Objective
Both the line containing "The picture is" and the line containing "s_surface = [[0.205, 0.286], [0.101, 0.175]]" are to be reproduced exactly, along with every line between them, and nothing more.

►

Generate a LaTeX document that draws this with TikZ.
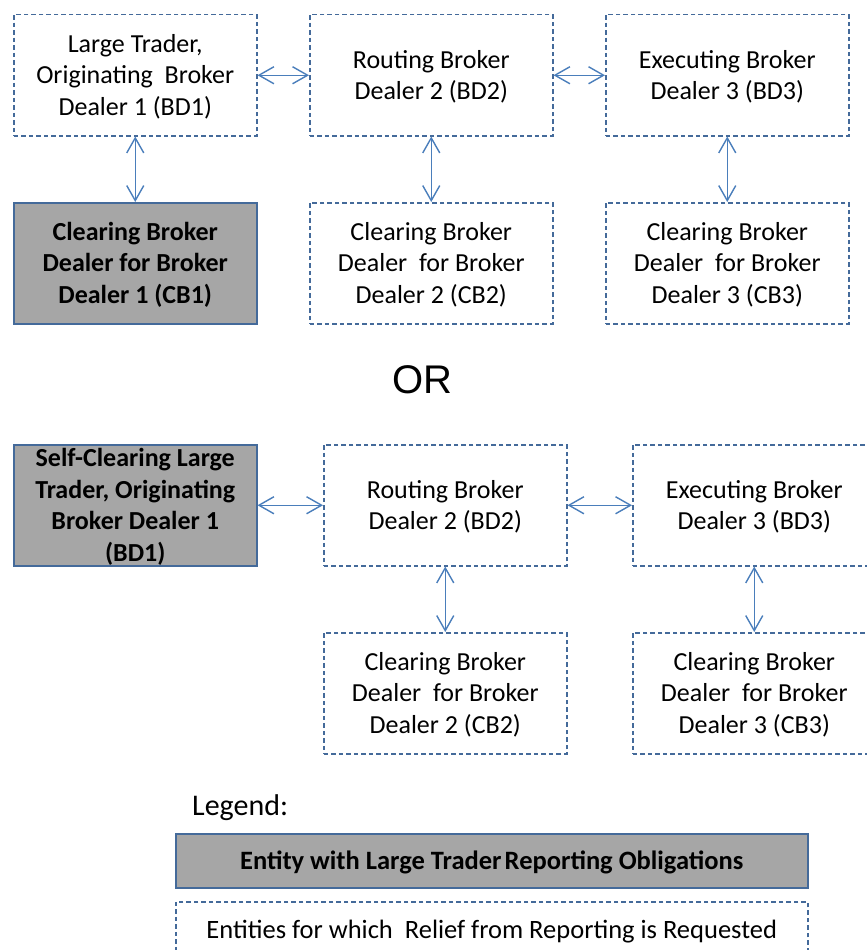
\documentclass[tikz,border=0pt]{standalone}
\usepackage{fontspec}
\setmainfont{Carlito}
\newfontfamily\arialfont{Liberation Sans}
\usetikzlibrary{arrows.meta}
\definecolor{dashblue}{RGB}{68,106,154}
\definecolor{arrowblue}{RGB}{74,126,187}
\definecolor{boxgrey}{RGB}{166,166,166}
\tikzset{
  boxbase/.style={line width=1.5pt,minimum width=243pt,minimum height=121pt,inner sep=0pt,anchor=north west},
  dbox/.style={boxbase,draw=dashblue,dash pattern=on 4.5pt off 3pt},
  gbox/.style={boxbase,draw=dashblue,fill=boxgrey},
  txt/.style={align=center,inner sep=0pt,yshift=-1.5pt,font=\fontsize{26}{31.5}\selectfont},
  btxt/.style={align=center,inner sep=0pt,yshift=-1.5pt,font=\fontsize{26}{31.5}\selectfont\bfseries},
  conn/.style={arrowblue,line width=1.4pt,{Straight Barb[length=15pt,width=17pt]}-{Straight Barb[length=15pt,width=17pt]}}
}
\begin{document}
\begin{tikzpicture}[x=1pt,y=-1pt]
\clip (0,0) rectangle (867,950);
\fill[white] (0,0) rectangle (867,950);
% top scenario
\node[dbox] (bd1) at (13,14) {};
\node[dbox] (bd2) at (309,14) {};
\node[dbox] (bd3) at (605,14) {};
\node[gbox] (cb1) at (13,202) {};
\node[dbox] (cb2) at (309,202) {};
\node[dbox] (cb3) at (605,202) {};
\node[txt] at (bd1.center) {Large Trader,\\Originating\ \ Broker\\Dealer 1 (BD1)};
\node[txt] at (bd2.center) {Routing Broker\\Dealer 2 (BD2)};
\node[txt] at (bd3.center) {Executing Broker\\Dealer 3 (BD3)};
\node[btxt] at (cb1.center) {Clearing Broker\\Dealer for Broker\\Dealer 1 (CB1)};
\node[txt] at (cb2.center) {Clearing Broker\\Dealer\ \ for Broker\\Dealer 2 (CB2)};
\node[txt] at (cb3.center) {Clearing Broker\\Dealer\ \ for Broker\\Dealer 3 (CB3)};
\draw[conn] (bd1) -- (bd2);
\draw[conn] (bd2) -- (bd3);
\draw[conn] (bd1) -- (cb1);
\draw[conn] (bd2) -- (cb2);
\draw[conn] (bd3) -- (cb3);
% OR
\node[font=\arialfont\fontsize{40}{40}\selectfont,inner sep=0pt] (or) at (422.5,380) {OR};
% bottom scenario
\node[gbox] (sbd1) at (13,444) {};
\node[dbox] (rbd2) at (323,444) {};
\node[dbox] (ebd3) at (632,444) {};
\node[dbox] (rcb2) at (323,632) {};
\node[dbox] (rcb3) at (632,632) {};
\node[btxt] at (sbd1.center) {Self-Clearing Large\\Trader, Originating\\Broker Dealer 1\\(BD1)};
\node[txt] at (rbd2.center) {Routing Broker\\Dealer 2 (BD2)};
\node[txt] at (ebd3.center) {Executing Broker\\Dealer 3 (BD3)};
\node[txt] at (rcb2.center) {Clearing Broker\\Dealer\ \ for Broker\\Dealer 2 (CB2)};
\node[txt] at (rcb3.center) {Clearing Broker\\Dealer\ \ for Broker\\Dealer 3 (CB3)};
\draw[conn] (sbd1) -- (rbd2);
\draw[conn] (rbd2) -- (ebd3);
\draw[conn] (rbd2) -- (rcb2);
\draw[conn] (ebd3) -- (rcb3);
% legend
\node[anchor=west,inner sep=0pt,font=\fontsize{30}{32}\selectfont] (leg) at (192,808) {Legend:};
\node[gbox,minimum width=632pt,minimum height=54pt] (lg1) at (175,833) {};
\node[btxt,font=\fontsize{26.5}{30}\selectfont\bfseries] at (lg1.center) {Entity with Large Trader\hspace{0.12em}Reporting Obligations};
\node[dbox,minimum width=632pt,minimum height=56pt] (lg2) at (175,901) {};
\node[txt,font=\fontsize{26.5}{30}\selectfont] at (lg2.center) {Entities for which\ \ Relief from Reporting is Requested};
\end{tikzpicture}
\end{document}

◄
►

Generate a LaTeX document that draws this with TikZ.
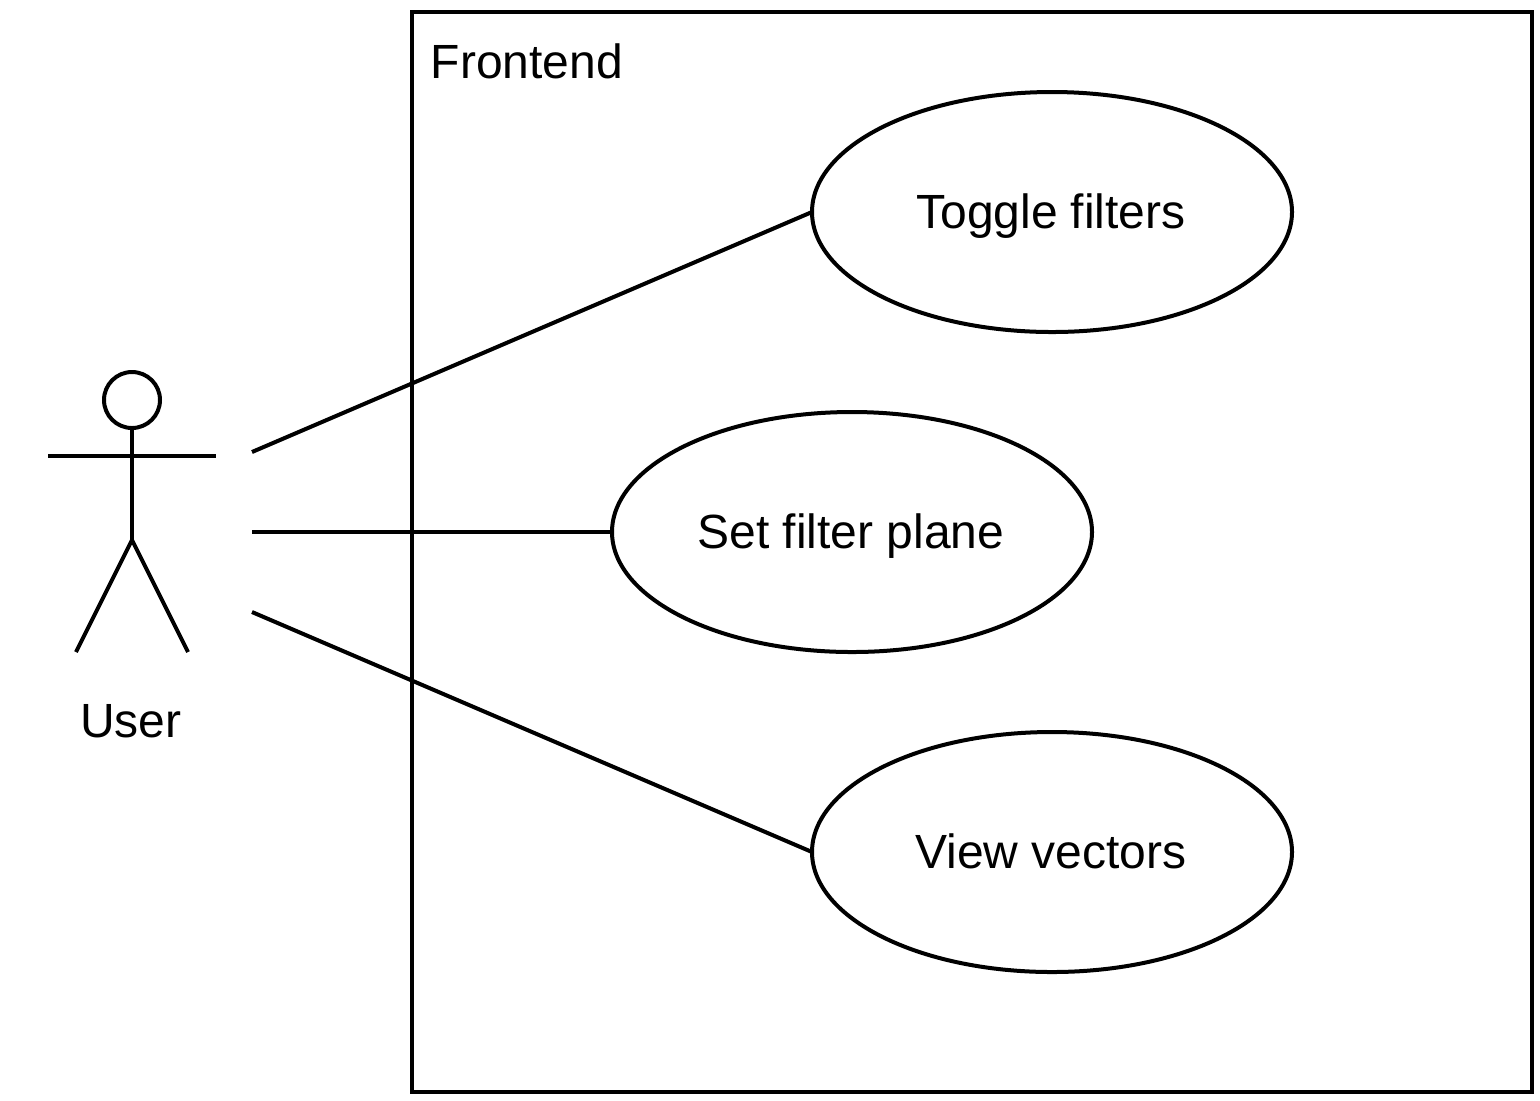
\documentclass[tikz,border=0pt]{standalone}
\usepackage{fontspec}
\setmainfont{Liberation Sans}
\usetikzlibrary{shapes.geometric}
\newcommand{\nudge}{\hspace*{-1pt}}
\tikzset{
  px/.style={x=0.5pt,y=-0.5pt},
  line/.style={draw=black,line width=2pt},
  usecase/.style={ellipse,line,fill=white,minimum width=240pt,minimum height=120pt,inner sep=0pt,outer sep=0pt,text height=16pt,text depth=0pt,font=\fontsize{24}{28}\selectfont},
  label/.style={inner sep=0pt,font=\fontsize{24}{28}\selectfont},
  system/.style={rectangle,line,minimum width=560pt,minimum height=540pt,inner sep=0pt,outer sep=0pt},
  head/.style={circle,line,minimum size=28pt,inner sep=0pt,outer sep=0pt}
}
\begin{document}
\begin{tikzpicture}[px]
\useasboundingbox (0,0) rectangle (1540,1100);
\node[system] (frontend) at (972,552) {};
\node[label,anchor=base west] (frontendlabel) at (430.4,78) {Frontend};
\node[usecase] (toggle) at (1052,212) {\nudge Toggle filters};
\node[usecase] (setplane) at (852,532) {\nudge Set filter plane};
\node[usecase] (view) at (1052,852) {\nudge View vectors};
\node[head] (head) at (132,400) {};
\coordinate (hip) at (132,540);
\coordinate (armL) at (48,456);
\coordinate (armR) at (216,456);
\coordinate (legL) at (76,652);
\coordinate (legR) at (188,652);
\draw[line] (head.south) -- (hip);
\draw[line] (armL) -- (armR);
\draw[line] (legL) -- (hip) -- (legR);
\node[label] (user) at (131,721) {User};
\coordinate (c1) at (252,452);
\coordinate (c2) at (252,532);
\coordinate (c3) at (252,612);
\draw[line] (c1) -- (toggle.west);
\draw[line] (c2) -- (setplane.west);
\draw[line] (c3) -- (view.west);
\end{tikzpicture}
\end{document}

◄
►

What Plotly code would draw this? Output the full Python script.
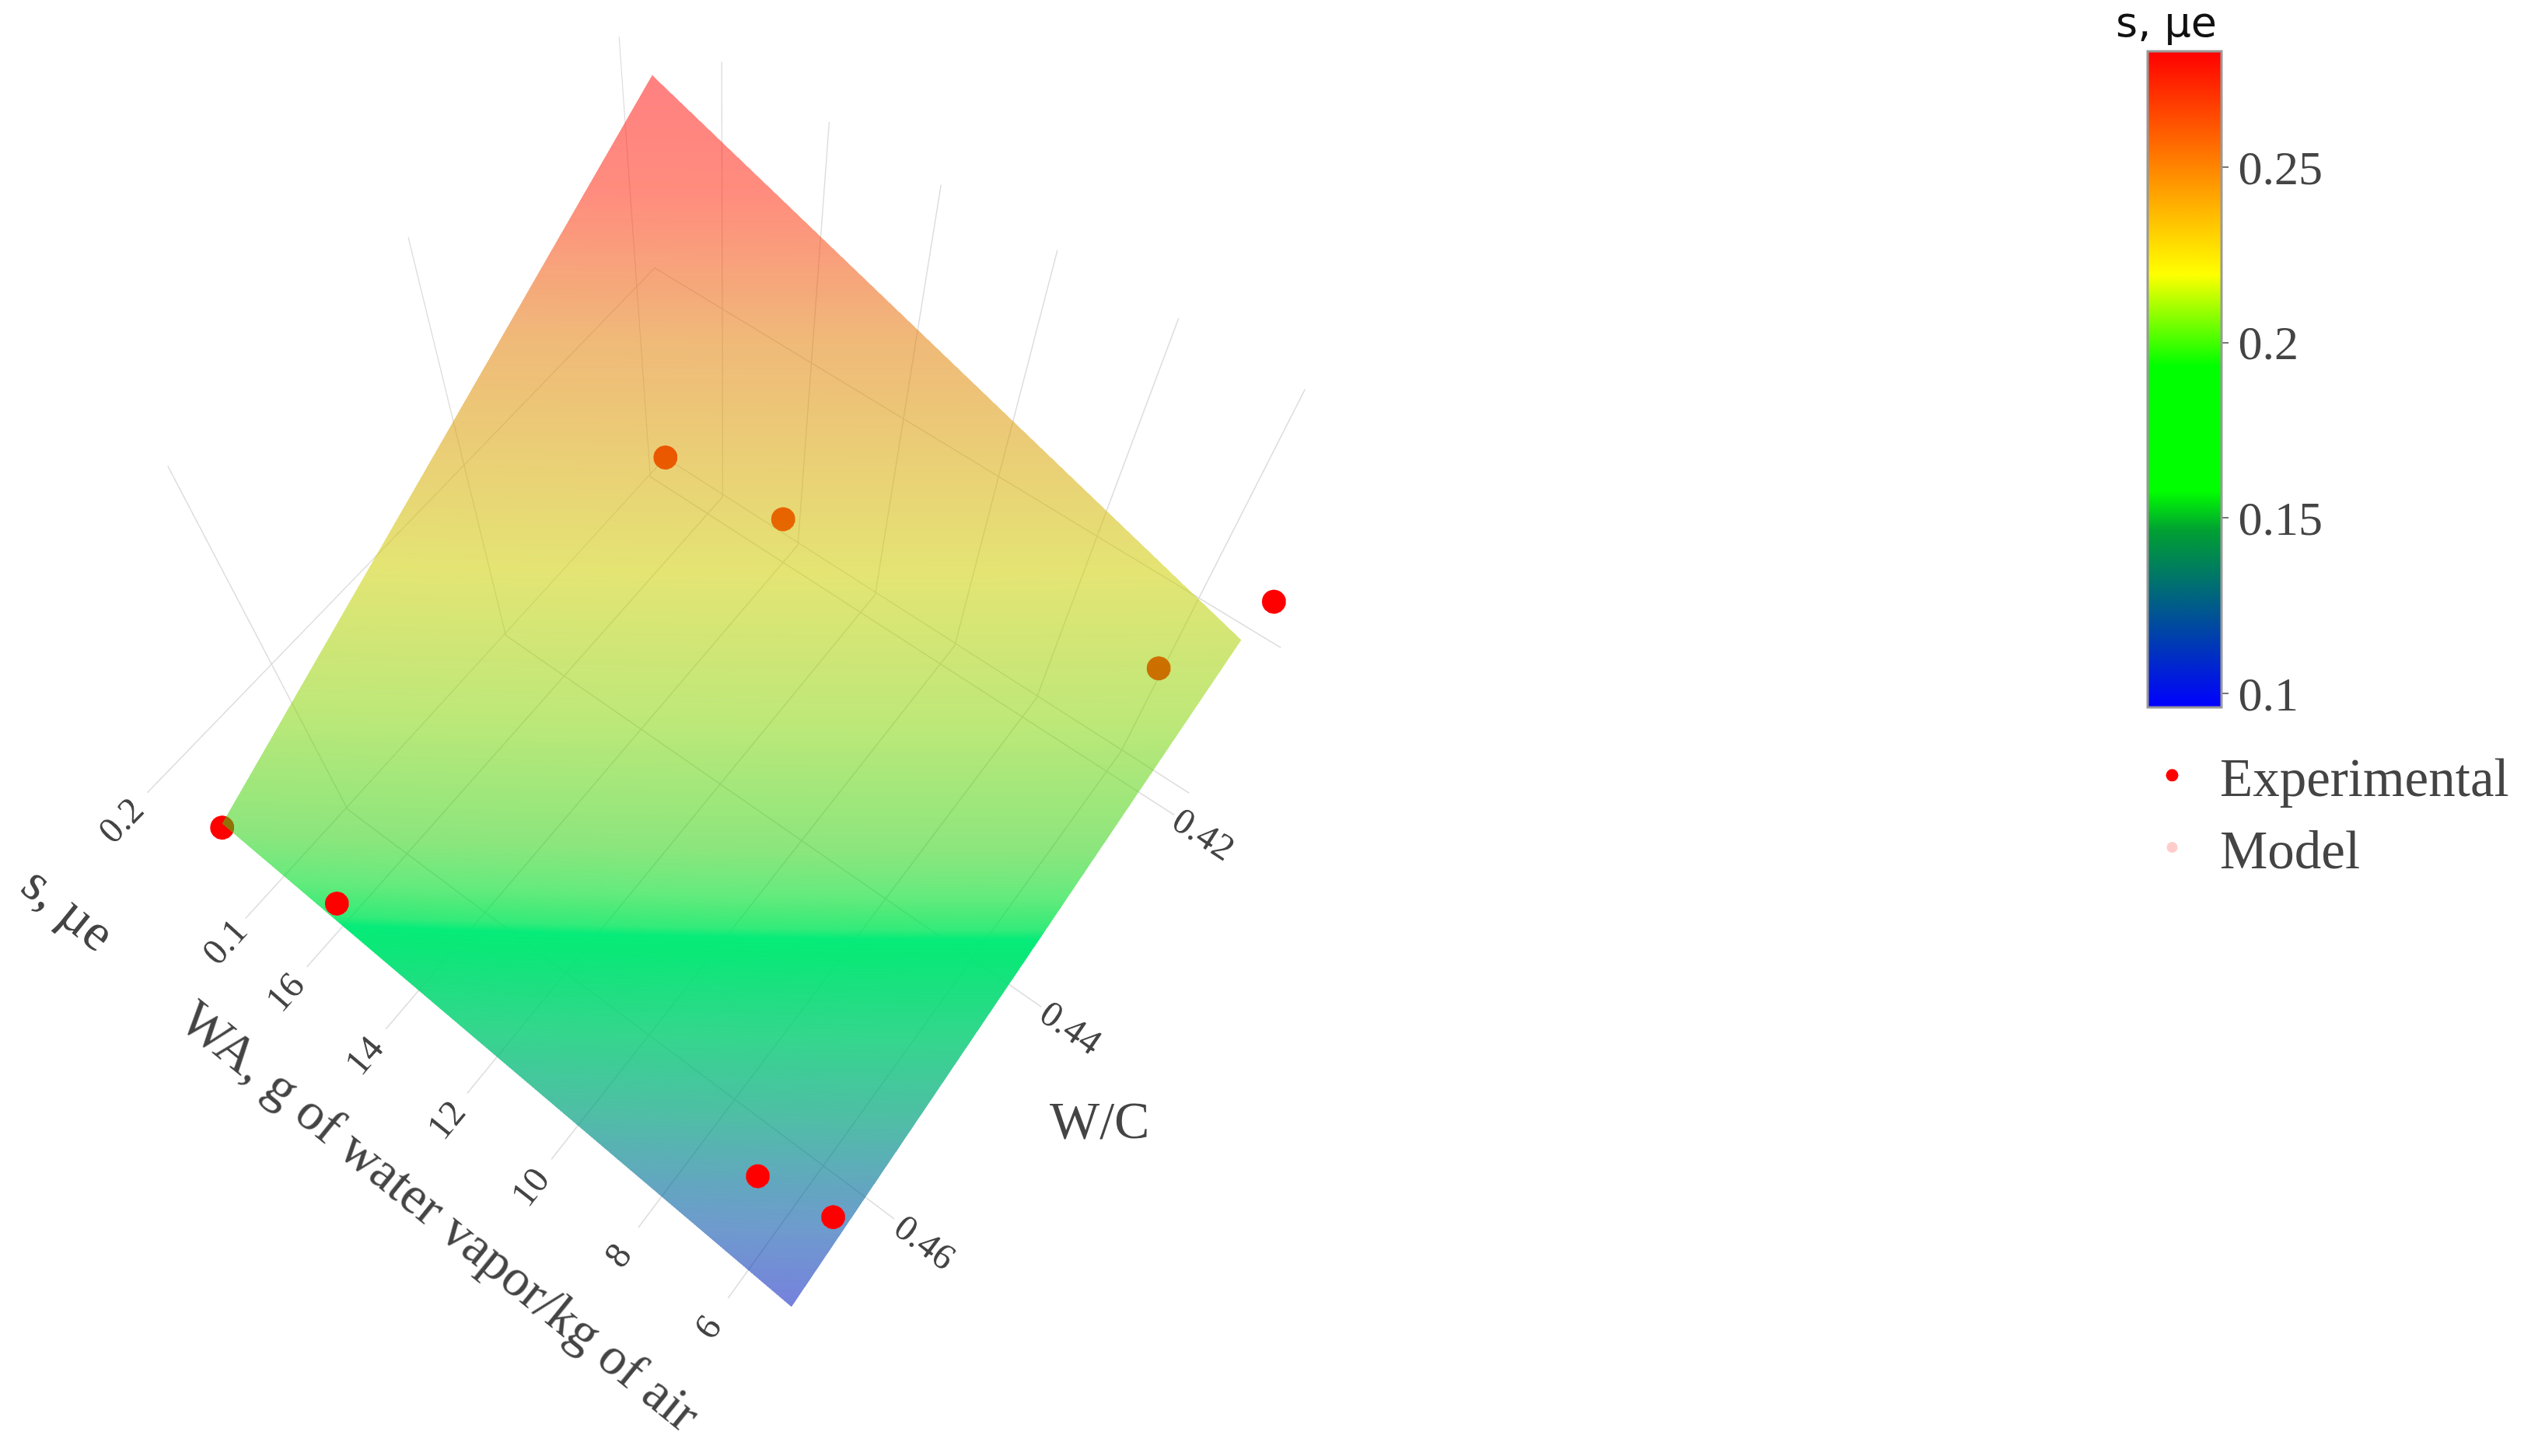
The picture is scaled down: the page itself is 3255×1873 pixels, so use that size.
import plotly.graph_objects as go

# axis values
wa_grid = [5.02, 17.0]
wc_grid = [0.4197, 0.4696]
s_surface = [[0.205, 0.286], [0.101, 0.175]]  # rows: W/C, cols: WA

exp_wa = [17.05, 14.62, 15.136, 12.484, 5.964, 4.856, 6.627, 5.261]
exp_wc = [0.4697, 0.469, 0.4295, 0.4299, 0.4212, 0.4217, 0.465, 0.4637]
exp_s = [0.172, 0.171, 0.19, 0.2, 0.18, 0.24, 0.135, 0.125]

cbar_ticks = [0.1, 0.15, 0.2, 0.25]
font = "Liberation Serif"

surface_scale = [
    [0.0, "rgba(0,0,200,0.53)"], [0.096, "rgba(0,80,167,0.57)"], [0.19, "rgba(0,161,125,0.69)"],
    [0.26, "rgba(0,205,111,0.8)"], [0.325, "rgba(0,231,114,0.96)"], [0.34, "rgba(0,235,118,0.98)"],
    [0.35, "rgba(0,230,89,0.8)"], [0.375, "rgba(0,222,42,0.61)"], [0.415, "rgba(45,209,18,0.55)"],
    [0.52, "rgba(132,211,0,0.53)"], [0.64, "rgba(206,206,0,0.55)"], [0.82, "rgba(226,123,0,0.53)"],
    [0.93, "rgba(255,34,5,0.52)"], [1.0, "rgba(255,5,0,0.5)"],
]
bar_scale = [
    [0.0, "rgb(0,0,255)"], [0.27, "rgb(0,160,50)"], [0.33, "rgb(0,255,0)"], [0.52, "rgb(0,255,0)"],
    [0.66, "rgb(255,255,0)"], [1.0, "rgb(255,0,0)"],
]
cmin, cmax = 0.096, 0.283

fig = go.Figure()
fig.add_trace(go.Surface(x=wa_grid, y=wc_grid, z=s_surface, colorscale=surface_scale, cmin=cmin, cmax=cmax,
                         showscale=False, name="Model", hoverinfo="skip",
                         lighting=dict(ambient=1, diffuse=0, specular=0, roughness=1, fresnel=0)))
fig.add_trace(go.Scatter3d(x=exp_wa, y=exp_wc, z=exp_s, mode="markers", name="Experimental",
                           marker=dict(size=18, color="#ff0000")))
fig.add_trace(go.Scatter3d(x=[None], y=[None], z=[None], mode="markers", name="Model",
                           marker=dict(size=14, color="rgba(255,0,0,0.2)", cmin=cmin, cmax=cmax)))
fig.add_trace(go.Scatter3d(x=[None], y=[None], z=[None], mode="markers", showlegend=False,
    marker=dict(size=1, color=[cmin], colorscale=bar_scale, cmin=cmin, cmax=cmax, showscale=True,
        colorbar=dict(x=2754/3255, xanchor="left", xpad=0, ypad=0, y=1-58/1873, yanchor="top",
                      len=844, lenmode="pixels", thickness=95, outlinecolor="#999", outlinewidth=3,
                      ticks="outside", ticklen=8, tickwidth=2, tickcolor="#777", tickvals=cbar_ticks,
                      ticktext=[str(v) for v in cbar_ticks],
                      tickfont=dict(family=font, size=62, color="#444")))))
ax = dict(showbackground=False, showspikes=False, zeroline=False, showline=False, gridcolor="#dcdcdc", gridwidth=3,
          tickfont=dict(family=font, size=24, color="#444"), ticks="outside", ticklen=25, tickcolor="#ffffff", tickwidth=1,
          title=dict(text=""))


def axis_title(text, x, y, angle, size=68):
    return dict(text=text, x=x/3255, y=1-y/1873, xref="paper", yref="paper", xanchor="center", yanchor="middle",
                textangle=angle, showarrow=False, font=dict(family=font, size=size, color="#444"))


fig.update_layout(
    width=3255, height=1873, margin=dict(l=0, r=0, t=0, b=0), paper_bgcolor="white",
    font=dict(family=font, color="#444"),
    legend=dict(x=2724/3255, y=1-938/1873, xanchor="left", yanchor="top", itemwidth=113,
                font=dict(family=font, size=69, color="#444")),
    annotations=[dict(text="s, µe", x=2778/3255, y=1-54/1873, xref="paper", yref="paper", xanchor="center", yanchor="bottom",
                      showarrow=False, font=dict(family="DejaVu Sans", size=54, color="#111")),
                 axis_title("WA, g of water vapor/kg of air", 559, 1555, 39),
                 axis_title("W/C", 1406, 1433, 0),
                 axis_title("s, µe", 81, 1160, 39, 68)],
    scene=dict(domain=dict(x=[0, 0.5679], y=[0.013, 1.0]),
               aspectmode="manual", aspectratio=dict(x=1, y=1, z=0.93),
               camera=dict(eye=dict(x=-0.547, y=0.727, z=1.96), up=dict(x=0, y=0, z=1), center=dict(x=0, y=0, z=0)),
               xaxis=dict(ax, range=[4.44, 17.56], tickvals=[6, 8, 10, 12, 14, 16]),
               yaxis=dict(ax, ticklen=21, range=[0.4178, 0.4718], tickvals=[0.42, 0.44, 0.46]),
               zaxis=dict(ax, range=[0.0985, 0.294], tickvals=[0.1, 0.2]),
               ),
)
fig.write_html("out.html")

◄

Correct response
The picture is scaled down: the page itself is 3255×1873 pixels, so use that size.
import plotly.graph_objects as go

# axis values
wa_grid = [5.02, 17.0]
wc_grid = [0.4197, 0.4696]
s_surface = [[0.205, 0.286], [0.101, 0.175]]  # rows: W/C, cols: WA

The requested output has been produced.